Passion is the consequence of this freedom. If there is no eternity, then the goal is not to live the best life, but to live the most. The absurd man embraces the quantity of experience over its quality, seeking to exhaust the field of the possible in his single lifetime. He lives with a burning passion for the present, knowing that this life is all he has. Through these three principles—revolt, freedom, and passion—the absurd man transforms an invitation to death into a rule for life.
Sisyphus, the Absurd Hero
Key Insight 5
Narrator: To crystallize his philosophy, Camus turns to the ancient Greek myth of Sisyphus. The gods condemned Sisyphus to an eternity of futile labor: he must push a boulder up a mountain, only to watch it roll back down every time he nears the top. The gods believed there was no more dreadful punishment than useless and hopeless work. Sisyphus is the ultimate absurd hero precisely because of this. His condition mirrors the human condition: a life spent on tasks that are ultimately rendered meaningless by death.
However, Camus focuses on the moment when Sisyphus walks back down the mountain to retrieve his stone. In that pause, he is conscious. He knows the full extent of his wretched condition. He is aware of his fate, yet he does not despair. This consciousness is his victory. "His fate belongs to him. His rock is his thing," Camus writes. By accepting his fate and scorning the gods who condemned him, Sisyphus finds a tragic joy. He is superior to his rock because he is aware of it. The happiness of Sisyphus lies in the conscious, defiant act of the struggle itself. In this, Camus delivers his most profound and enduring conclusion: "The struggle itself towards the heights is enough to fill a man's heart.
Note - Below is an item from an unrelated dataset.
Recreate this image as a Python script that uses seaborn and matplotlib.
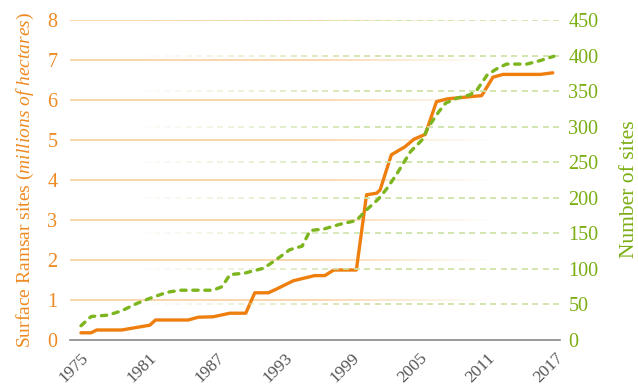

One must imagine Sisyphus happy."
Conclusion
Narrator: Albert Camus's The Myth of Sisyphus is a lucid and courageous confrontation with meaninglessness. Its single most important takeaway is that meaning is not something to be discovered in the world, but something to be created through our response to it. Life's value is not inherent; it is built through a conscious and defiant struggle against the very absurdity of our condition. We are not asked to find a reason to live, but to live as if there is one, fueled by revolt, freedom, and passion.
The book's most challenging idea is its final, haunting command: "One must imagine Sisyphus happy." This is not a call for blissful ignorance, but for a lucid, hard-won joy found in the heart of struggle. It challenges us to look at our own repetitive, often futile tasks—our own boulders—and to find our dignity not in the outcome, but in the conscious and rebellious effort of the push itself.